6.1. Memory requirement and memory access evaluation

The search speed is highly depended on AMQ filter performance and the number of memory accesses. In this evaluation, the memory access has been considered as the most time-consuming operation. We have used the dynamic size AMQ filters for each of our proposed trees (BR-tree, QR-tree, and CR-tree), then the average of memory access number to classify packets using each of the proposed data structures have been counted. In Table 5, we show performance comparison in terms of the required storage, and the number of memory accesses in both average and worst cases using variable size and type of rule-sets for our proposed trees against three many-field packet classification algorithms (A Decomposition-Based Approach for Scalable Many-Field Packet Classification on Multi-core Processors (DBAMCP) [34] , Binary Search on Levels with Replication Control (BSOL-RC) [9], and Packet Classification Using a Bloom Filter in a Leaf-Pushing Area-based Quad-Trie (BF-AQT) [20]). We have chose these algorithms because they related to our proposed algorithm so that they use tree structures in their solutions. In [20] they use a tree structure combined with a bloom filter.
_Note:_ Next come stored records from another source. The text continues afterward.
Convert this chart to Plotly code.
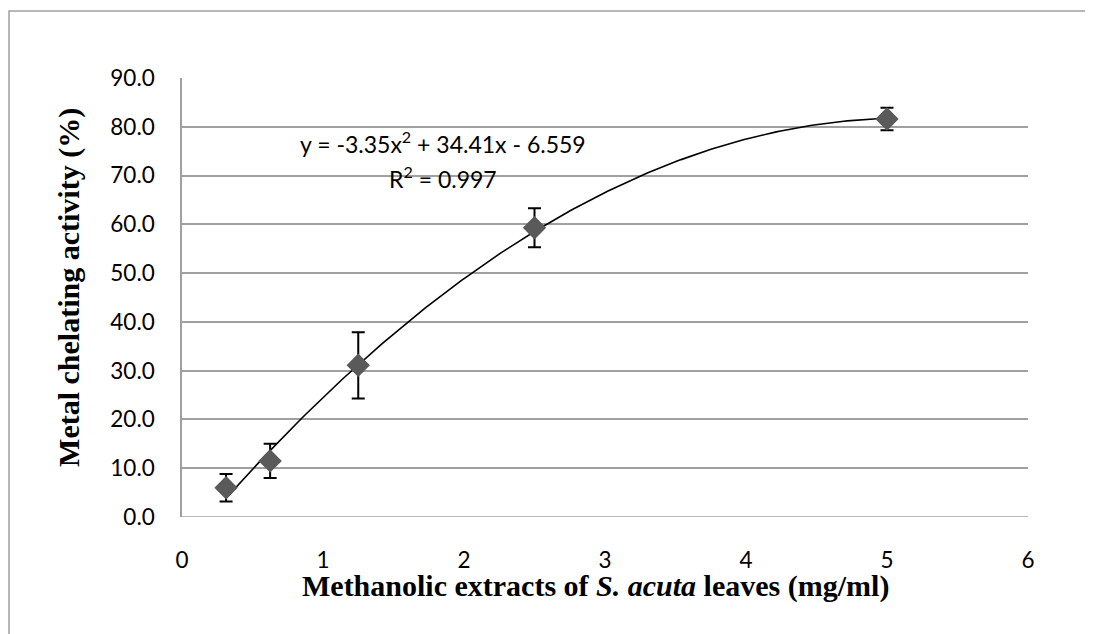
import numpy as np
import plotly.graph_objects as go

# Data
conc = [0.3125, 0.625, 1.25, 2.5, 5.0]
activity = [6.0, 11.5, 31.1, 59.3, 81.6]
err = [2.8, 3.5, 6.8, 4.0, 2.3]
trend_coeffs = [-3.35, 34.41, -6.559]  # from the displayed equation
y_ticks = [0, 10, 20, 30, 40, 50, 60, 70, 80, 90]
x_ticks = [0, 1, 2, 3, 4, 5, 6]

xs = np.linspace(min(conc), max(conc), 200)
ys = np.polyval(trend_coeffs, xs)

fig = go.Figure()
fig.add_trace(go.Scatter(x=xs, y=ys, mode="lines",
                         line=dict(color="black", width=1.6),
                         hoverinfo="skip", showlegend=False))
fig.add_trace(go.Scatter(x=conc, y=activity, mode="markers",
                         marker=dict(symbol="diamond", size=18, color="#5a5a5a"),
                         error_y=dict(type="data", array=err, visible=True,
                                      color="black", thickness=2, width=6.5),
                         showlegend=False))

tick_font = dict(family="Lato, 'Open Sans', sans-serif", size=22.5, color="black")
title_font = dict(family="'Liberation Serif', 'Times New Roman', serif", size=30, color="black")

fig.update_layout(
    width=1085, height=626,
    margin=dict(l=174, r=65, t=70, b=117),
    paper_bgcolor="white", plot_bgcolor="white",
    xaxis=dict(range=[0, 6], tickvals=x_ticks, ticktext=[str(v) for v in x_ticks],
               showgrid=False, zeroline=False, showline=False, automargin=False,
               ticks="", tickfont=tick_font, ticklabelstandoff=27),
    yaxis=dict(range=[0, 90], tickvals=y_ticks, ticktext=[f"{v:.1f}" for v in y_ticks],
               showgrid=True, gridcolor="#a0a0a0", gridwidth=1.5, automargin=False,
               zeroline=False, showline=True, linecolor="#a0a0a0", linewidth=1.5,
               ticks="", tickfont=tick_font, ticklabelstandoff=21),
)

# bottom gridline at 0 (acts as x axis)
fig.add_shape(type="line", xref="paper", yref="y", x0=0, x1=1, y0=0, y1=0,
              line=dict(color="#a0a0a0", width=1.5))

# outer chart border (partly cropped in reference)
fig.add_shape(type="rect", xref="paper", yref="paper",
              x0=-0.2045, x1=1.2, y0=-0.4, y1=1.1526,
              line=dict(color="#a0a0a0", width=1.5), fillcolor="rgba(0,0,0,0)")

# axis titles
fig.add_annotation(xref="paper", yref="paper", x=0.489, y=-0.158,
                   xanchor="center", yanchor="middle",
                   text="<b>Methanolic extracts of <i>S. acuta</i> leaves (mg/ml)</b>",
                   showarrow=False, font=title_font)
fig.add_annotation(xref="paper", yref="paper", x=-0.1336, y=0.524,
                   xanchor="center", yanchor="middle",
                   text="<b>Metal chelating activity (%)</b>", textangle=-90,
                   showarrow=False, font=title_font)

eq_font = dict(family="Lato, 'Open Sans', sans-serif", size=23, color="black")
fig.add_annotation(x=1.85, y=76.7, xref="x", yref="y",
                   xanchor="center", yanchor="middle",
                   text="y = -3.35x<sup>2</sup> + 34.41x - 6.559",
                   showarrow=False, font=eq_font)
fig.add_annotation(x=1.85, y=69.6, xref="x", yref="y",
                   xanchor="center", yanchor="middle",
                   text="R<sup>2</sup> = 0.997", showarrow=False, font=eq_font)

fig.write_html("out.html")
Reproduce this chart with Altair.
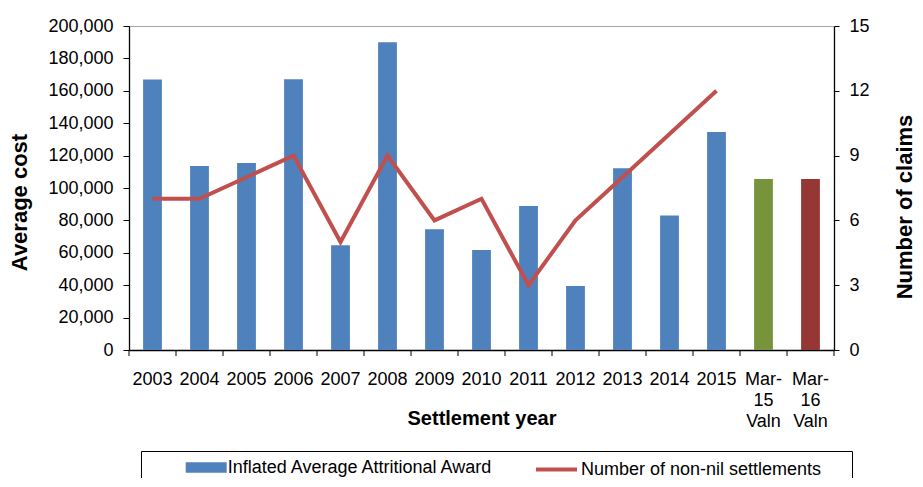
import altair as alt
import pandas as pd

# ---- data ----
categories = ["2003", "2004", "2005", "2006", "2007", "2008", "2009", "2010",
              "2011", "2012", "2013", "2014", "2015", "Mar-15 Valn", "Mar-16 Valn"]
average_cost = [167000, 113600, 115400, 167200, 64600, 190000, 74500, 61700,
                88900, 39500, 112200, 83100, 134600, 105600, 105600]
bar_series = ["Inflated Average Attritional Award"] * 13 + ["Mar-15 Valn", "Mar-16 Valn"]
bar_domain = ["Inflated Average Attritional Award", "Mar-15 Valn", "Mar-16 Valn"]
bar_colors = ["#4F81BD", "#77933C", "#953735"]

line_years = categories[:13]
claims = [7, 7, 8, 9, 5, 9, 6, 7, 3, 6, 8, 10, 12]
line_series = ["Number of non-nil settlements"] * 13
line_color = ["#C0504D"]

cost_ticks = list(range(0, 200001, 20000))
claim_ticks = [0, 3, 6, 9, 12, 15]

bar_df = pd.DataFrame({"category": categories, "cost": average_cost, "series": bar_series})
line_df = pd.DataFrame({"category": line_years, "claims": claims, "series": line_series})

FONT = "Liberation Sans"
W, H = 705, 324
STEP = W / len(categories)

label_expr = ("indexof(datum.value, 'Mar-') == 0 ? "
              "[substring(datum.value, 0, 4), substring(datum.value, 4, 6), substring(datum.value, 7)]"
              " : datum.value")

x_scale = alt.Scale(domain=categories, paddingInner=0.6, paddingOuter=0.3)

x_axis = alt.Axis(
    title="Settlement year",
    labelExpr=label_expr,
    labelAngle=0,
    labelBaseline="top",
    ticks=False,
    labelPadding=20,
    labelLineHeight=21,
    titleFontSize=20,
    titleFontWeight="bold",
    titleBaseline="alphabetic",
    titleY=74,
)

x_enc = alt.X("category:N", sort=categories, scale=x_scale, axis=x_axis)

bars = alt.Chart(bar_df).mark_bar().encode(
    x=x_enc,
    y=alt.Y(
        "cost:Q",
        scale=alt.Scale(domain=[0, 200000], nice=False),
        axis=alt.Axis(
            orient="left",
            title="Average cost",
            values=cost_ticks,
            format=",.0f",
            tickSize=6,
            labelPadding=10,
            titleFontSize=22,
            titleFontWeight="bold",
            titleAngle=270,
            titleAlign="center",
            titleBaseline="alphabetic",
            titleX=-103,
            titleY=176,
        ),
    ),
    color=alt.Color(
        "series:N",
        scale=alt.Scale(domain=bar_domain, range=bar_colors),
        legend=alt.Legend(
            title=None,
            values=[bar_domain[0]],
            orient="none",
            legendX=56.7,
            legendY=421,
            symbolType="M-1,-0.26H1V0.26H-1Z",
            symbolSize=1681,
            symbolStrokeWidth=0,
            labelOffset=1,
            padding=0,
        ),
    ),
)

# category boundary ticks below the x axis (Excel style)
ticks_left = alt.Chart(bar_df).mark_rule(color="#000000", strokeWidth=1, xOffset=-STEP / 2).encode(
    x=x_enc, y=alt.value(H), y2=alt.value(H + 6)
)
ticks_right = alt.Chart(bar_df.tail(1)).mark_rule(color="#000000", strokeWidth=1, xOffset=STEP / 2).encode(
    x=x_enc, y=alt.value(H), y2=alt.value(H + 6)
)

line = alt.Chart(line_df).mark_line(strokeWidth=4).encode(
    x=x_enc,
    y=alt.Y(
        "claims:Q",
        scale=alt.Scale(domain=[0, 15], nice=False),
        axis=alt.Axis(
            orient="right",
            title="Number of claims",
            values=claim_ticks,
            tickSize=5,
            labelPadding=10,
            titleFontSize=22,
            titleFontWeight="bold",
            titleAngle=270,
            titleAlign="center",
            titleBaseline="alphabetic",
            titleX=77,
            titleY=180.5,
        ),
    ),
    color=alt.Color(
        "series:N",
        scale=alt.Scale(domain=[line_series[0]], range=line_color),
        legend=alt.Legend(
            title=None,
            orient="none",
            legendX=405,
            legendY=421,
            symbolType="stroke",
            symbolSize=1681,
            symbolStrokeWidth=4,
            labelOffset=2,
            padding=0,
        ),
    ),
)

# legend frame
frame = alt.Chart(alt.Data(values=[{"frame": 1}])).mark_rect(
    fillOpacity=0, stroke="#000000", strokeWidth=1
).encode(
    x=alt.value(12.5), x2=alt.value(723.5), y=alt.value(425.5), y2=alt.value(490)
)

chart = (
    alt.layer(bars, ticks_left, ticks_right, line, frame)
    .resolve_scale(y="independent", color="independent")
    .properties(
        width=W,
        height=H,
        padding={"left": 121, "top": 18, "right": 81, "bottom": 128},
        autosize=alt.AutoSizeParams(type="none"),
    )
    .configure_view(stroke="#A6A6A6", strokeWidth=1)
    .configure_axis(
        labelFont=FONT,
        titleFont=FONT,
        labelFontSize=18,
        labelColor="#000000",
        titleColor="#000000",
        domainColor="#000000",
        tickColor="#000000",
        domainWidth=1.3,
        tickWidth=1,
        grid=False,
    )
    .configure_legend(
        labelFont=FONT,
        labelFontSize=18,
        labelColor="#000000",
        labelLimit=400,
    )
)

chart.save("out.html", embed_options={"renderer": "svg", "actions": False})
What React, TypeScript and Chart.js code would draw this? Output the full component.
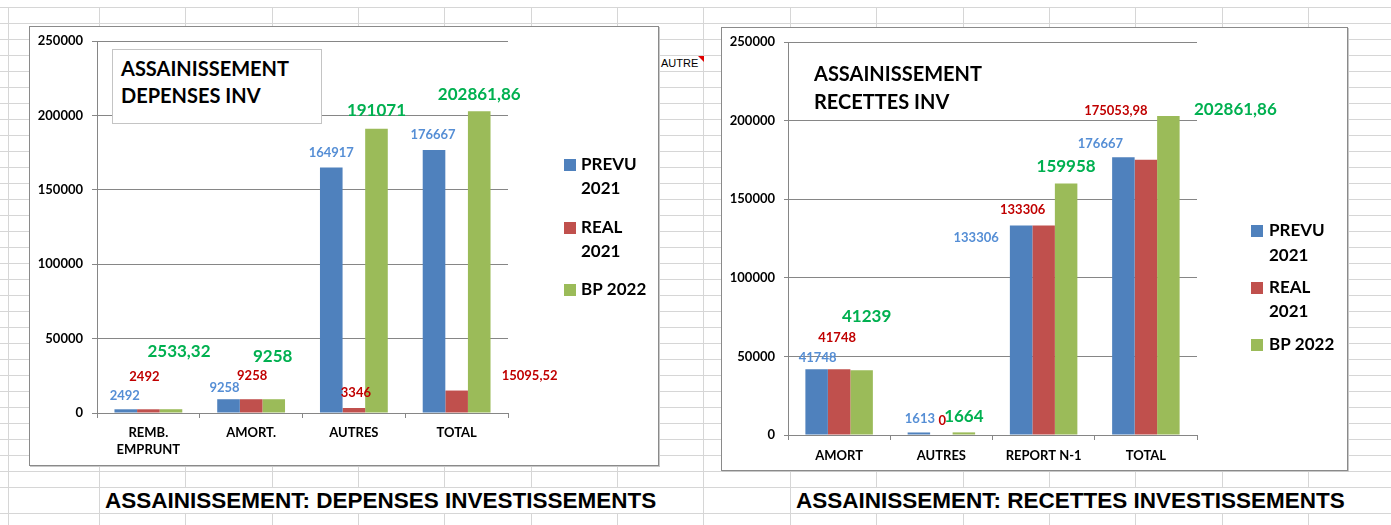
import React, { useEffect, useRef } from "react";
import { Chart, registerables } from "chart.js";

Chart.register(...registerables);

// ---------- DATA ----------
const LEGEND_LINES = [["PREVU", "2021"], ["REAL", "2021"], ["BP 2022"]];

const DEP_CATEGORIES: (string | string[])[] = [["REMB.", "EMPRUNT"], "AMORT.", "AUTRES", "TOTAL"];
const DEP_PREVU = [2492, 9258, 164917, 176667];
const DEP_REAL = [2492, 9258, 3346, 15095.52];
const DEP_BP = [2533.32, 9258, 191071, 202861.86];

const REC_CATEGORIES: (string | string[])[] = ["AMORT", "AUTRES", "REPORT N-1", "TOTAL"];
const REC_PREVU = [41748, 1613, 133306, 176667];
const REC_REAL = [41748, 0, 133306, 175053.98];
const REC_BP = [41239, 1664, 159958, 202861.86];

const Y_MIN = 0;
const Y_MAX = 250000;
const Y_STEP = 50000;

// ---------- STYLE / LAYOUT ----------
const FONT = "Lato, 'Open Sans', sans-serif";
const SHEET_FONT = "'Liberation Sans', Arial, sans-serif";
const GRID = "#868686";
const BAR_COLORS = ["#4F81BD", "#C0504D", "#9BBB59"];
const LABEL_COLORS = ["#558ED5", "#C00000", "#00B050"];
const LABEL_SIZES = [13, 13, 17];

// label offsets (dx, dy) from bar centre-top, per series then category
const DEP_OFFSETS = [
  [[-1, -13], [-4, -11], [0, -15], [-1, -15]],
  [[-4, -32], [1, -23], [2, -15], [73, -15]],
  [[8, -58], [-1, -43], [0, -18], [0, -17]],
];
const REC_OFFSETS = [
  [[1, -12], [1, -13.5], [-45, 12], [-23, -13]],
  [[-2, -32], [1, -14], [-21, -16], [-30, -49]],
  [[5, -54], [0, -16], [0, -17], [67, -7]],
];

const fmt = (v: number) =>
  Number.isInteger(v) ? String(v) : v.toFixed(2).replace(".", ",");

type LegendPos = { sqX: number; textX: number; ys: number[][] };

function makeDecor(offsets: number[][][], legend: LegendPos) {
  return {
    id: "decor",
    afterDatasetsDraw(chart: any) {
      const ctx = chart.ctx as CanvasRenderingContext2D;
      ctx.save();
      chart.data.datasets.forEach((ds: any, i: number) => {
        const meta = chart.getDatasetMeta(i);
        ctx.font = `bold ${LABEL_SIZES[i]}px ${FONT}`;
        ctx.fillStyle = LABEL_COLORS[i];
        ctx.textAlign = "center";
        ctx.textBaseline = "middle";
        meta.data.forEach((el: any, j: number) => {
          const [dx, dy] = offsets[i][j];
          ctx.fillText(fmt(ds.data[j]), el.x + dx, el.y + dy);
        });
      });
      ctx.font = `bold 17px ${FONT}`;
      ctx.textAlign = "left";
      ctx.textBaseline = "middle";
      chart.data.datasets.forEach((ds: any, i: number) => {
        const ys = legend.ys[i];
        ctx.fillStyle = ds.backgroundColor;
        ctx.fillRect(legend.sqX, ys[0] - 6, 12, 12);
        ctx.fillStyle = "#000";
        LEGEND_LINES[i].forEach((t, k) => ctx.fillText(t, legend.textX, ys[k]));
      });
      ctx.restore();
    },
  };
}

type ChartProps = {
  width: number;
  height: number;
  categories: (string | string[])[];
  series: number[][];
  offsets: number[][][];
  legend: LegendPos;
  yWidth: number;
  xHeight: number;
  yTickLen: number;
  yPad: number;
  xPad: number;
  topPad: number;
};

function BarChart(p: ChartProps) {
  const ref = useRef<HTMLCanvasElement>(null);
  useEffect(() => {
    const tickFont = { family: FONT, size: 13, weight: "bold" as const, lineHeight: 1.3 };
    const chart = new Chart(ref.current!, {
      type: "bar",
      data: {
        labels: p.categories as any,
        datasets: p.series.map((d, i) => ({
          label: LEGEND_LINES[i].join(" "),
          data: d,
          backgroundColor: BAR_COLORS[i],
          borderWidth: 0,
          categoryPercentage: 0.66,
          barPercentage: 1,
        })),
      },
      options: {
        responsive: false,
        animation: false,
        layout: { padding: { left: 0, right: 150, top: p.topPad, bottom: 0 } },
        plugins: { legend: { display: false }, tooltip: { enabled: false } },
        scales: {
          x: {
            offset: true,
            grid: { display: true, drawOnChartArea: false, drawTicks: true, tickLength: 5, color: GRID, offset: true },
            border: { color: GRID, width: 1 },
            ticks: { font: tickFont, color: "#000", padding: p.xPad, maxRotation: 0, autoSkip: false },
            afterFit: (s: any) => { s.height = p.xHeight; },
          },
          y: {
            min: Y_MIN,
            max: Y_MAX,
            grid: { color: GRID, tickLength: p.yTickLen, lineWidth: 1 },
            border: { color: GRID, width: 1 },
            ticks: { stepSize: Y_STEP, font: tickFont, color: "#000", padding: p.yPad, callback: (v: any) => String(v) },
            afterFit: (s: any) => {
              s.width = p.yWidth;
              s.paddingTop = 0;
              s.paddingBottom = 0;
            },
          },
        },
      },
      plugins: [makeDecor(p.offsets, p.legend)],
    });
    return () => chart.destroy();
  }, []);
  return (
    <canvas ref={ref} width={p.width} height={p.height} style={{ display: "block", width: p.width, height: p.height }} />
  );
}

// spreadsheet decoration
const ROW_LINES = Array.from({ length: 31 }, (_, k) => 7 + 16 * k).concat([513]);
const COL_LINES = [8].concat(Array.from({ length: 16 }, (_, k) => Math.round(99 + 86.35 * k)));

export default function App() {
  const abs = (o: React.CSSProperties): React.CSSProperties => ({ position: "absolute", ...o });
  return (
    <div style={abs({ left: 0, top: 0, width: 1391, height: 525, background: "#fff", overflow: "hidden" })}>
      {ROW_LINES.map((y) => (
        <div key={"r" + y} style={abs({ left: 0, top: y, width: 1391, height: 1, background: "#d6d6d6" })} />
      ))}
      {COL_LINES.map((x) => (
        <div key={"c" + x} style={abs({ left: x, top: 7, width: 1, height: 518, background: "#d6d6d6" })} />
      ))}

      {/* cell text */}
      <div style={abs({ left: 661, top: 55, height: 16, lineHeight: "16px", fontFamily: SHEET_FONT, fontSize: 11, color: "#000" })}>AUTRE</div>
      <div style={abs({ left: 698, top: 56, width: 0, height: 0, borderTop: "6px solid #e00000", borderLeft: "6px solid transparent" })} />

      <div style={abs({ left: 100, top: 488, width: 603, height: 25, background: "#fff", fontFamily: SHEET_FONT, fontWeight: "bold", fontSize: 22.5, lineHeight: "25px", paddingLeft: 5, boxSizing: "border-box", whiteSpace: "nowrap", color: "#000" })}>
        ASSAINISSEMENT: DEPENSES INVESTISSEMENTS
      </div>
      <div style={abs({ left: 791, top: 488, width: 600, height: 25, background: "#fff", fontFamily: SHEET_FONT, fontWeight: "bold", fontSize: 22.5, lineHeight: "25px", paddingLeft: 5, boxSizing: "border-box", whiteSpace: "nowrap", color: "#000" })}>
        ASSAINISSEMENT: RECETTES INVESTISSEMENTS
      </div>

      {/* left chart */}
      <div style={abs({ left: 29, top: 26, width: 628, height: 438, border: "1px solid #8a8a8a", background: "#fff", boxShadow: "1px 1px 0 #c8c8c8" })}>
        <BarChart
          width={628}
          height={438}
          categories={DEP_CATEGORIES}
          series={[DEP_PREVU, DEP_REAL, DEP_BP]}
          offsets={DEP_OFFSETS}
          legend={{ sqX: 534, textX: 551, ys: [[138, 162], [201, 225], [263]] }}
          yWidth={67}
          xHeight={52}
          yTickLen={5}
          yPad={9}
          xPad={6}
          topPad={14}
        />
      </div>
      <div style={abs({ left: 112, top: 49, width: 210, height: 75, boxSizing: "border-box", border: "1px solid #c4c4c4", background: "#fff", paddingLeft: 8, paddingTop: 5, fontFamily: FONT, fontWeight: "bold", fontSize: 20, lineHeight: "27px", color: "#000" })}>
        ASSAINISSEMENT<br />DEPENSES INV
      </div>

      {/* right chart */}
      <div style={abs({ left: 721, top: 27, width: 625, height: 442, border: "1px solid #8a8a8a", background: "#fff", boxShadow: "1px 1px 0 #c8c8c8" })}>
        <BarChart
          width={625}
          height={442}
          categories={REC_CATEGORIES}
          series={[REC_PREVU, REC_REAL, REC_BP]}
          offsets={REC_OFFSETS}
          legend={{ sqX: 529, textX: 547, ys: [[203, 228], [260, 284], [317]] }}
          yWidth={66}
          xHeight={35}
          yTickLen={4}
          yPad={9}
          xPad={7}
          topPad={14}
        />
      </div>
      <div style={abs({ left: 814, top: 59, fontFamily: FONT, fontWeight: "bold", fontSize: 20, lineHeight: "28px", color: "#000", whiteSpace: "nowrap" })}>
        ASSAINISSEMENT<br />RECETTES INV
      </div>
    </div>
  );
}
As can be seen, the performance of the proposed classification algorithm for all the simulated rule-sets is distinctly better or similar to the other solutions. In BSOL-RC, each node in the tree has a filter list, these filters overlap the spaces of the corresponding nodes. The filters of each node are inserted to the child that overlaps its space. In the case of the parent space overlap both of its two children, insert the filter in both of its two children. However, inserting the parent space in both of its two children causes a memory expansion. Also, when the number of replicated filters became unacceptable due to the high decision tree, they divide the filter set into multi-subsets, and they generate a hash table for each tree level contains a leaf, this may generate a large set of hash tables and affects the classification performance. The range tree in DBAMCP has empty nodes and more tree levels than CR-tree in our approach. Also, it uses separated filters to stores the remainders fields. Hence, it required more memory accesses and storage memory. The BF-AQT builds a leaf-pushing Area base Quad Tree by assigning codewords for $SIP & DIP$ fields. They give every $SIP & DIP$ that have the same length one codewords. For $SIP & DIP$ that have varied lengths, they determine the codewords by the shorter length. For example, for a given rule with SIP&DIP = (11*, 101*), since DIP is longer, they extend the SIP to three bits, 110* and 111*, then they generate two codewords for each one combined with DIP. For $SIP & DIP$ that varied in length with large number of bits, the BF-AQT generates a huge number of codewords and stores these codewords in a hash table. Hence, it requires more storage memory and memory accesses.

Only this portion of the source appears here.